Jake Hobson writes, ‘… the art of topiary is not the controlling of plants, but a collaboration with them, pruner and plant working together. No matter how sharp the shears, or keen the eye, the tree will always contribute its own presence to any pruning project, and inevitably, over time, it will prevail.’
It is very much everything that the EBTS stands for in its educational and aesthetic mission to explore, identify, record and ultimately help to spread know ledge of a diverse two thousand year old tradition of training, clipping and pruning, of ‘ornamentals’ used for aesthetic effect, either as solitary ‘accents’ to provide visual focus in the framed landscape, or planted in clumps and rows to form counter pointed patterns, or sculptural or geometric shapes. This tradition of great inherited skills was usually passed from father to son, or master gardener to apprentice, but is now disappearing with modern urban migrations, horticultural automation, garden-centre cheap identikits and municipal park mediocrity.
This is a wonderful compendium of European and Asian images, but also from the spinoffs of these garden cultures in the Americas, where Jake Hobson identifies a fusion Californian style, where generations of Japanese émigré gardeners, married east Asian pruning styles to the new sprawling ranch bungalows with their glass bay windows and doors, of modern American suburban architecture.
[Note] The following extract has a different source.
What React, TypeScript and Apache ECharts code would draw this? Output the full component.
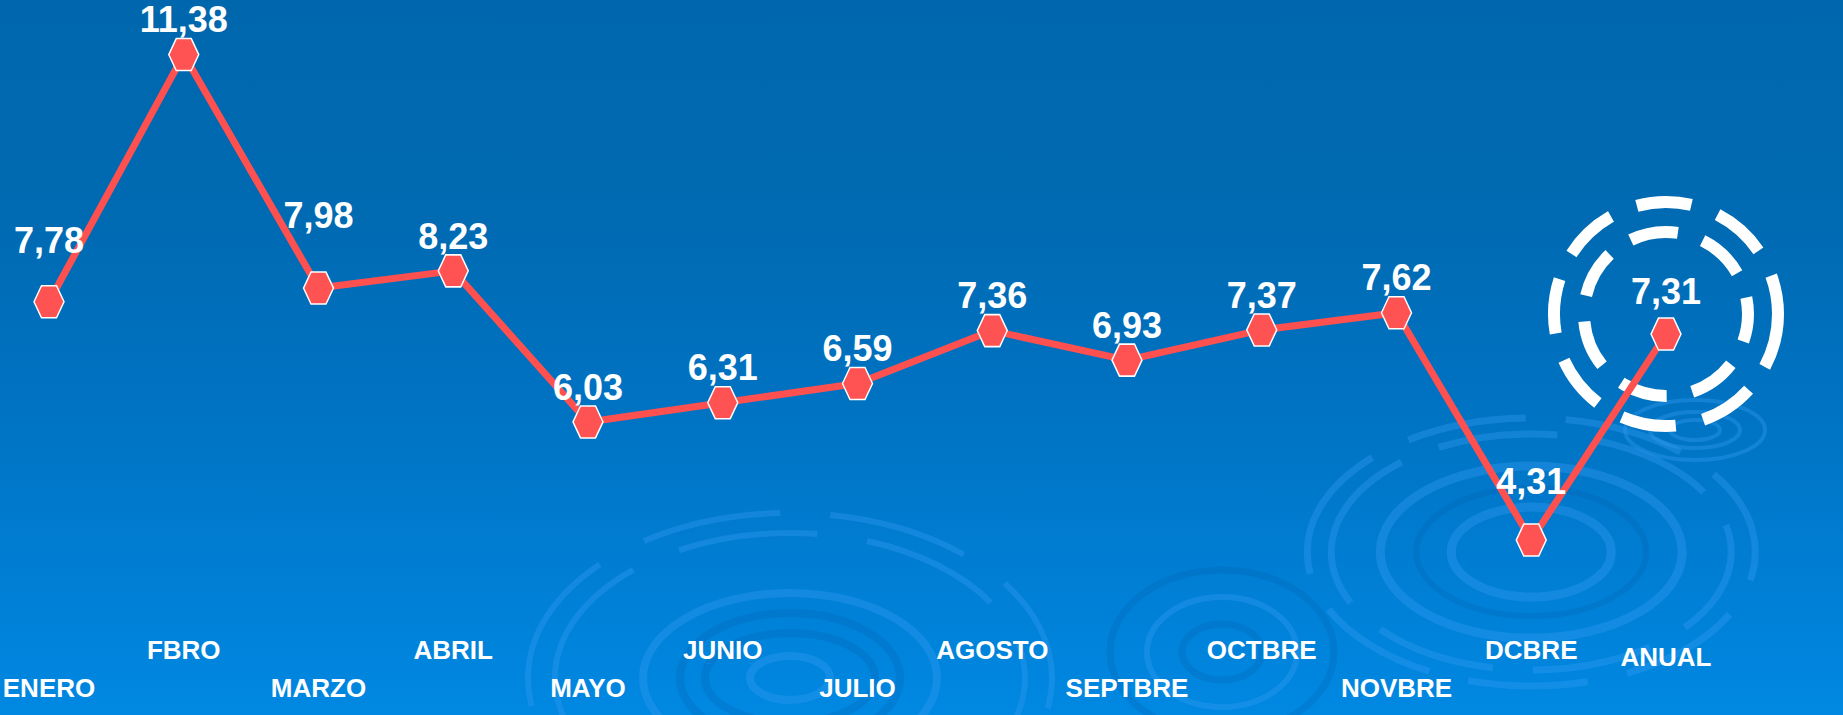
import React, { useEffect, useRef } from "react";
import * as echarts from "echarts";

// Categories (x axis) and the monthly rates written on the chart
const months = [
  "ENERO", "FBRO", "MARZO", "ABRIL", "MAYO", "JUNIO", "JULIO",
  "AGOSTO", "SEPTBRE", "OCTBRE", "NOVBRE", "DCBRE", "ANUAL",
];
const rates = [7.78, 11.38, 7.98, 8.23, 6.03, 6.31, 6.59, 7.36, 6.93, 7.37, 7.62, 4.31, 7.31];

// hidden value-axis range
const yMin = 3;
const yMax = 12;

const W = 1843;
const H = 715;
const FONT = "'Liberation Sans', Arial, 'DejaVu Sans', sans-serif";

export default function App() {
  const ref = useRef<HTMLDivElement>(null);

  useEffect(() => {
    document.body.style.margin = "0";
    const chart = echarts.init(ref.current!, null, { renderer: "svg", width: W, height: H });
    const last = months.length - 1;
    const labelLift: Record<number, number> = { 0: 26, 2: 38, 11: 24, 12: 8 };
    const hexagon = "path://M0,50 L25,0 L75,0 L100,50 L75,100 L25,100 Z";

    const catStyle = { fontSize: 26, fontWeight: "bold", color: "#ffffff", fontFamily: FONT, lineHeight: 30 };

    chart.setOption({
      animation: false,
      backgroundColor: "transparent",
      grid: { left: 49, right: 177, top: 12, bottom: 85, outerBoundsMode: "none" },
      xAxis: {
        type: "category",
        data: months,
        boundaryGap: false,
        axisLine: { show: false },
        axisTick: { show: false },
        splitLine: { show: false },
        axisLabel: {
          interval: 0,
          margin: 5,
          formatter: (v: string, i: number) =>
            i === last ? `{an|${v}}` : i % 2 === 1 ? `{hi|${v}}` : `{lo|${v}}`,
          rich: {
            hi: { ...catStyle },
            lo: { ...catStyle, padding: [76, 0, 0, 0] },
            an: { ...catStyle, padding: [14, 0, 0, 0] },
          },
        },
      },
      yAxis: { type: "value", min: yMin, max: yMax, show: false, splitLine: { show: false } },
      series: [
        {
          type: "line",
          z: 5,
          data: rates.map((v, i) => ({
            value: v,
            label: labelLift[i] !== undefined ? { distance: labelLift[i] } : undefined,
          })),
          symbol: hexagon,
          symbolSize: [30, 32],
          showAllSymbol: true,
          lineStyle: { color: "#ff5050", width: 7 },
          itemStyle: { color: "#ff5252", borderColor: "#ffffff", borderWidth: 1.5 },
          label: {
            show: true,
            position: "top",
            distance: 0,
            color: "#ffffff",
            fontSize: 36,
            fontWeight: "bold",
            fontFamily: FONT,
            formatter: (p: any) => Number(p.value).toFixed(2).replace(".", ","),
          },
        },
      ],
    });

    const ripple = (cx: number, cy: number, rings: number[][], color: string, width: number, dash?: number[]) =>
      rings.map(([rx, ry]) => ({
        type: "ellipse",
        silent: true,
        z: 0,
        shape: { cx, cy, rx, ry },
        style: { fill: "none", stroke: color, lineWidth: width, lineDash: dash },
      }));

    const [ax, ay] = chart.convertToPixel({ seriesIndex: 0 }, [last, rates[last]]) as number[];
    const [dx, dy] = chart.convertToPixel({ seriesIndex: 0 }, [last - 1, rates[last - 1]]) as number[];

    const light = "rgba(50,155,242,0.38)";
    const dark = "rgba(0,92,170,0.22)";

    chart.setOption({
      graphic: [
        // ripple around DCBRE
        ...ripple(dx, dy + 12, [[80, 45], [151, 86]], light, 9),
        ...ripple(dx, dy + 12, [[115, 64]], dark, 6),
        ...ripple(dx, dy + 12, [[200, 118], [224, 134]], light, 7, [120, 40]),
        // ripple near JULIO
        ...ripple(790, 678, [[40, 22], [147, 85]], light, 8),
        ...ripple(790, 678, [[85, 45], [110, 65]], dark, 8),
        ...ripple(790, 678, [[235, 145], [262, 165]], light, 6, [140, 50]),
        // ripple near SEPTBRE / OCTBRE
        ...ripple(1222, 652, [[40, 28], [112, 82]], dark, 7),
        ...ripple(1222, 652, [[75, 55]], light, 6),
        // small ripple under ANUAL
        ...ripple(ax + 29, ay + 96, [[25, 10], [45, 18], [70, 30]], light, 4),
        // dashed rings around ANUAL
        {
          type: "circle",
          silent: true,
          z: 1,
          shape: { cx: ax, cy: ay - 20, r: 112 },
          style: { fill: "none", stroke: "#ffffff", lineWidth: 12, lineDash: [55, 28] },
        },
        {
          type: "circle",
          silent: true,
          z: 1,
          shape: { cx: ax, cy: ay - 20, r: 82 },
          style: { fill: "none", stroke: "#ffffff", lineWidth: 12, lineDash: [48, 26], lineDashOffset: 20 },
        },
      ],
    });

    return () => chart.dispose();
  }, []);

  return (
    <div
      ref={ref}
      style={{
        width: W,
        height: H,
        background:
          "linear-gradient(to bottom, #0067ad 0%, #006ab2 30%, #0073c3 58%, #007dd2 78%, #0088e2 100%)",
      }}
    />
  );
}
This is a book about creative ‘possibilities’, a toolbox of successful pruning, clippings and trainings, ranging from Pollarding, Pleaching, Coppicing, ’Revealing the stems’, to ‘Raising the Crown’. This was carried out in a downtown San Francisco city street, on the great white-barked Ficus microcarpa trained and shaped trees which rise three stories with an almost espaliered simple and strong branch network, to the organic rolling and flowing ‘karikomi style’ cloud effect, clipped azaleas of Daichi–ji temple in Japan.
He brings to our notice pruned pattern box cube effects in a Citroen factory in France, strange bizarre and whimsical abstract arches in a Kentucky garden, Royal Palace tree pompoms in Bangkok to the similar Fukinaoshi process of bring an overgrown tree back into scale by shortening branches and shaping greenery.
That straggly unkempt tree blighting the corner of the garden should watch out as it comes within the possibility of manageable total transformation – the pauper of a tree is about to become a magnificent abstract, rhythmic tuning fork resonating the rest of the garden.
Beware all ye Cupressi who overwhelm with increasing shadow presence. Your days are numbered.